Now: What about Alex's two issues? First off, I don't think the broad number of Linux distributions out there is a bad thing, except in the sense that it makes it difficult to choose where to begin. This is definitely a problem, both for pros and beginners, but you could no more slim down the number of distributions out there than you could selectively turn off the stars. It makes more sense instead to provide people with a way to efficiently choose the right distro for the right job.

What we need is a better way to decide those things, and in fact I came across something that comes close called the Linux Distribution Chooser. However, I feel it starts off on entirely the wrong foot and asks too many questions to get the needed information. It's an area that badly needs more work.

Second is the perception of what the average user wants or needs. This can be a tricky issue to pick through for a bunch of reasons -- a major one being the pros tend to forget that less technically-savvy users are simply not as obsessed with the way the system works.

A regular user will say something like, "I'd like to deal with my email and browse the Web and write my novel." The exact way they get those things done isn't as important, as long as they can get them done in a relatively straightforward fashion. Windows and the Mac offer more deliberately closed-ended ways to get there, while Linux offers a plurality of ways to get there.

Again, choosing a distro is often the issue -- but, that said, the vast majority of distributions are so specialized that this is not as bad an issue as it might seem. It usually boils down to something like Ubuntu vs. Red Hat.

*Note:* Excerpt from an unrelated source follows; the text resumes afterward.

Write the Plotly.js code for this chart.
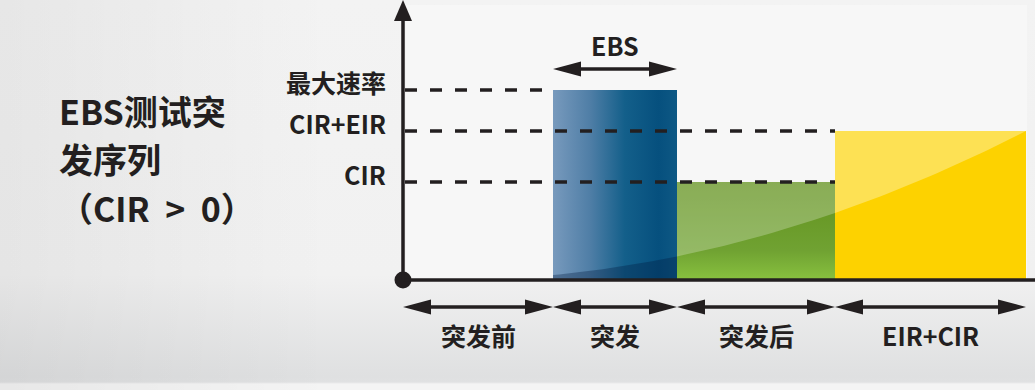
<!DOCTYPE html>
<html><head><meta charset="utf-8">
<script src="https://cdn.plot.ly/plotly-3.0.1.min.js"></script>
<style>
html,body{margin:0;padding:0;background:#f2f2f2;}
#chart{width:1035px;height:390px;
background:
 linear-gradient(90deg, rgba(0,0,0,0.05) 0px, rgba(0,0,0,0) 330px),
 linear-gradient(180deg, #f3f3f3 0px, #f1f1f1 275px, #dfe0e1 376px, #e0e1e2 382px, #f4f4f4 384px, #f4f4f4 390px);}
</style></head><body><div id="chart"></div>
<script>
// ---- data ----
const phases = ['突发前', '突发', '突发后', 'EIR+CIR'];
const phaseStart = [0, 1.50, 2.74, 4.32];
const phaseEnd = [1.50, 2.74, 4.32, 6.23];
const phaseRate = [0, 1.90, 0.98, 1.49];
const levelLabels = ['最大速率', 'CIR+EIR', 'CIR'];
const levelValues = [1.90, 1.49, 0.98];
const levelLineEndPhase = [1, 3, 3];
const ebsLabel = 'EBS';
const ebsPhase = 1;
const titleLines = ['EBS测试突', '发序列', '（CIR\u00a0\u00a0>\u00a0\u00a00）'];

// ---- geometry / style ----
const W = 1035, H = 390;
const M = {l: 403, r: 0, t: 0, b: 110};
const xRange = [0, 6.32], yRange = [0, 2.8];
const plotW = W - M.l - M.r, plotH = H - M.t - M.b;
const pxX = plotW / (xRange[1] - xRange[0]);
const pxY = plotH / (yRange[1] - yRange[0]);
const INK = '#231f20';
const FONT = '"Noto Sans CJK SC", "Noto Sans", sans-serif';
const pyPaper = px => (plotH - px) / plotH;      // pixel row (from top) -> paper y
const pxPaperX = px => (px - M.l) / plotW;       // pixel col -> paper x

const barStyles = [
  null,
  {type: 'horizontal', colorscale: [[0, '#789abd'], [0.3, '#4f7ea6'], [0.58, '#135f8a'], [0.85, '#06507e'], [1, '#0e5884']]},
  {type: 'vertical', colorscale: [[0, '#88c13f'], [0.3, '#70a232'], [1, '#62911d']]},
  {type: 'none', color: '#fdd200'}
];

const traces = [];
phases.forEach((p, i) => {
  if (!phaseRate[i]) return;
  const s = barStyles[i];
  const t = {
    type: 'scatter', mode: 'lines', name: p,
    x: [phaseStart[i], phaseStart[i], phaseEnd[i], phaseEnd[i], phaseStart[i]],
    y: [0, phaseRate[i], phaseRate[i], 0, 0],
    fill: 'toself', line: {width: 0}, hoverinfo: 'skip', showlegend: false
  };
  if (s.type === 'none') t.fillcolor = s.color;
  else t.fillgradient = {type: s.type, colorscale: s.colorscale};
  traces.push(t);
});

// decorative gloss curve across the bars
const gx0 = phaseStart[1], gx1 = phaseEnd[3];
const gloss = x => { const t = (x - gx0) / (gx1 - gx0); return (0.05 + 0.45 * t + 0.99 * t * t) * phaseRate[3] / 1.49; };
function curvePts(a, b, n) { const xs = [], ys = []; for (let k = 0; k <= n; k++) { const x = a + (b - a) * k / n; xs.push(x); ys.push(gloss(x)); } return [xs, ys]; }
(function () {
  const [cx, cy] = curvePts(phaseStart[1], phaseEnd[1], 20);
  traces.push({type: 'scatter', mode: 'lines', x: [phaseStart[1], ...cx, phaseEnd[1], phaseStart[1]], y: [0, ...cy, 0, 0],
    fill: 'toself', fillcolor: 'rgba(0,25,60,0.33)', line: {width: 0}, hoverinfo: 'skip', showlegend: false});
})();
[[2, 0.25], [3, 0.33]].forEach(([i, a]) => {
  const [cx, cy] = curvePts(phaseStart[i], phaseEnd[i], 30);
  traces.push({type: 'scatter', mode: 'lines',
    x: [...cx, phaseEnd[i], phaseStart[i], phaseStart[i]],
    y: [...cy, phaseRate[i], phaseRate[i], cy[0]],
    fill: 'toself', fillcolor: 'rgba(255,255,255,' + a + ')', line: {width: 0}, hoverinfo: 'skip', showlegend: false});
});

// origin dot
traces.push({type: 'scatter', mode: 'markers', x: [phaseStart[0]], y: [0], cliponaxis: false,
  marker: {size: 17, color: INK}, hoverinfo: 'skip', showlegend: false});

// ---- shapes ----
const shapes = [];
shapes.push({type: 'rect', xref: 'paper', yref: 'paper', x0: pxPaperX(406), x1: pxPaperX(1027), y0: 0, y1: pyPaper(5),
  fillcolor: '#f7f7f7', line: {width: 0}, layer: 'below'});

function hArrow(x0, x1, y, yref) {
  const per = yref === 'paper' ? plotH : pxY;
  const hl = 28 / pxX, hh = 7.5 / per;
  shapes.push({type: 'line', xref: 'x', yref, x0: x0 + hl * 0.5, x1: x1 - hl * 0.5, y0: y, y1: y, line: {color: INK, width: 3.5}});
  shapes.push({type: 'path', xref: 'x', yref, path: `M${x0},${y} L${x0 + hl},${y + hh} L${x0 + hl},${y - hh} Z`, fillcolor: INK, line: {width: 0}});
  shapes.push({type: 'path', xref: 'x', yref, path: `M${x1},${y} L${x1 - hl},${y + hh} L${x1 - hl},${y - hh} Z`, fillcolor: INK, line: {width: 0}});
}
levelValues.forEach((v, i) => {
  shapes.push({type: 'line', xref: 'x', yref: 'y', x0: phaseStart[0] + 0.02, x1: phaseStart[levelLineEndPhase[i]], y0: v, y1: v,
    line: {color: INK, width: 3.5, dash: '12px,13px'}, layer: 'above'});
});
shapes.push({type: 'line', xref: 'paper', yref: 'paper', x0: 0, x1: 1, y0: 0, y1: 0, line: {color: INK, width: 3.5}});
shapes.push({type: 'line', xref: 'paper', yref: 'paper', x0: 0, x1: 0, y0: 0, y1: pyPaper(16), line: {color: INK, width: 3.5}});
shapes.push({type: 'path', xref: 'paper', yref: 'paper',
  path: `M${-9 / plotW},${pyPaper(21)} L${9 / plotW},${pyPaper(21)} L0,${pyPaper(0)} Z`, fillcolor: INK, line: {width: 0}});
phases.forEach((p, i) => hArrow(phaseStart[i], phaseEnd[i], pyPaper(307), 'paper'));
const ebsY = (plotH - 69) / pxY;
hArrow(phaseStart[ebsPhase], phaseEnd[ebsPhase], ebsY, 'y');

// ---- annotations ----
const ann = [];
const txt = (size, extra) => Object.assign({showarrow: false, font: {family: FONT, size, color: INK, weight: 700}}, extra);
phases.forEach((p, i) => ann.push(txt(25, {text: p, xref: 'x', yref: 'paper', x: (phaseStart[i] + phaseEnd[i]) / 2, y: pyPaper(335), xanchor: 'center', yanchor: 'middle'})));
levelLabels.forEach((l, i) => ann.push(txt(25, {text: l, xref: 'paper', yref: 'y', x: pxPaperX(388), y: levelValues[i], yshift: 8, xanchor: 'right', yanchor: 'middle'})));
ann.push(txt(25, {text: ebsLabel, xref: 'x', yref: 'y', x: (phaseStart[ebsPhase] + phaseEnd[ebsPhase]) / 2, y: ebsY, yshift: 24, xanchor: 'center', yanchor: 'middle'}));
const titleRows = [110, 158, 207];
titleLines.forEach((t, i) => ann.push(txt(34, {text: t, xref: 'paper', yref: 'paper', x: pxPaperX(57), y: pyPaper(titleRows[i]), xanchor: 'left', yanchor: 'middle'})));

const layout = {
  width: W, height: H, margin: M,
  paper_bgcolor: 'rgba(0,0,0,0)', plot_bgcolor: 'rgba(0,0,0,0)',
  xaxis: {range: xRange, showgrid: false, zeroline: false, showticklabels: false, showline: false, ticks: '', fixedrange: true},
  yaxis: {range: yRange, showgrid: false, zeroline: false, showticklabels: false, showline: false, ticks: '', fixedrange: true},
  shapes, annotations: ann, showlegend: false, hovermode: false
};
Plotly.newPlot('chart', traces, layout, {displayModeBar: false, staticPlot: true});
</script></body></html>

I do agree that there needs to be incarnations of Linux that are as comfortable as possible to use on the desktop -- something for Joe CD-ROM, as it were. But I don't believe the whole of Linux as we know it has to be remade to make that possible. Ubuntu has tackled the problem in a practical way, by building (and continuously improving) a desktop-friendly distribution that has drawn popular attention to Linux like little else before it. Sure, we could use more of that -- but the fact that we get it at all is something of a miracle, isn't it?